Juanma

Personal information
- Full name: Juan Manuel Rodríguez Domínguez
- Date of birth: 28 February 1972 (age 53)
- Place of birth: Huelva, Spain
- Height: 1.88 m (6 ft 2 in)
- Position(s): Centre back

Team information
- Current team: Recreativo B (coach)

Youth career
- Recreativo

Senior career*
- Years: Team / Apps / (Gls)
- 1992–1998: Recreativo / 127 / (0)
- 1992–1993: → Cortegana (loan)
- 1998–2000: Ceuta / 46 / (0)
- 2000–2001: Algeciras / 20 / (0)
- 2001–2002: Estoril / 1 / (0)
- 2002–2003: Linense
- 2003–2006: Bollullos
- 2006–2007: Punta Umbría

Managerial career
- 2007–2009: Recreativo (assistant)
- 2011–2012: Recreativo (assistant)
- 2012: Recreativo
- 2012–2013: Recreativo (assistant)
- 2016–: Recreativo B

= Juanma (footballer, born 1972) =

Spanish footballer and manager

Juan Manuel Rodríguez Domínguez (born 28 February 1972), commonly known as Juanma, is a Spanish retired footballer who played as a central defender, and the current manager of Recreativo de Huelva B.

==Playing career==
Born in Huelva, Andalusia, Juanma finished his formation with Recreativo de Huelva, and made his senior debuts while on loan at Club Atlético Cortegana. He returned from loan in the 1993 summer, being immediately assigned to the main squad in Segunda División B.

Juanma appeared regularly in the following campaigns, but eventually lost his starting spot in 1997–98 as his side was promoted to Segunda División. In the 1998 summer he left Recre and moved to AD Ceuta also in the third level.

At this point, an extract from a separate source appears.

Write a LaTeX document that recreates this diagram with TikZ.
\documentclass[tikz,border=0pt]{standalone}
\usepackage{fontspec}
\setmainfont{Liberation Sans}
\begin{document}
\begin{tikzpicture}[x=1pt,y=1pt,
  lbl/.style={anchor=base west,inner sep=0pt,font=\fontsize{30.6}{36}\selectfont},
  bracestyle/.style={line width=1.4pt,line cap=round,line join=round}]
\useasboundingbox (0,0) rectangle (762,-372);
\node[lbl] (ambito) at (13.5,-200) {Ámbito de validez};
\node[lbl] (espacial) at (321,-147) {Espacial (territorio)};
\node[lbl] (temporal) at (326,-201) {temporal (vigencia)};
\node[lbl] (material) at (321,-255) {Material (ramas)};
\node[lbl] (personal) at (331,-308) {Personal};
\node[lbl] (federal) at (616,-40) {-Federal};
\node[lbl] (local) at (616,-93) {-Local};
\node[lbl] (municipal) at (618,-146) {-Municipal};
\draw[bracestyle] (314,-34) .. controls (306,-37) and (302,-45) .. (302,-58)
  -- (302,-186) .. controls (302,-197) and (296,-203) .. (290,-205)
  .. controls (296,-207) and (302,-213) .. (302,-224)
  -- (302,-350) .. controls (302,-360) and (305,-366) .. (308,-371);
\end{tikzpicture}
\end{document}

In 2001 Juanma moved abroad for the first time in his career, joining G.D. Estoril Praia after a spell at Algeciras CF. After appearing in only one match he returned to his native country, signing for Bollullos CF.

Juanma eventually played in the lower leagues for the remainder of his career, and retired with CD Punta Umbría.

==Post-playing career==
After his retirement Juanma became Manolo Zambrano's assistant at his first club Recreativo, and maintained his role under Lucas Alcaraz. He left the club in 2009, but returned on 14 June 2011, as Juan Carlos Ríos' second.

On 10 March 2012 Juanma was appointed manager of the main squad, after Álvaro Cervera's resignation. He only achieved two wins in 15 games, as his side narrowly avoided relegation; he returned to his previous role after the end of the season, and left Recre in the 2013 summer.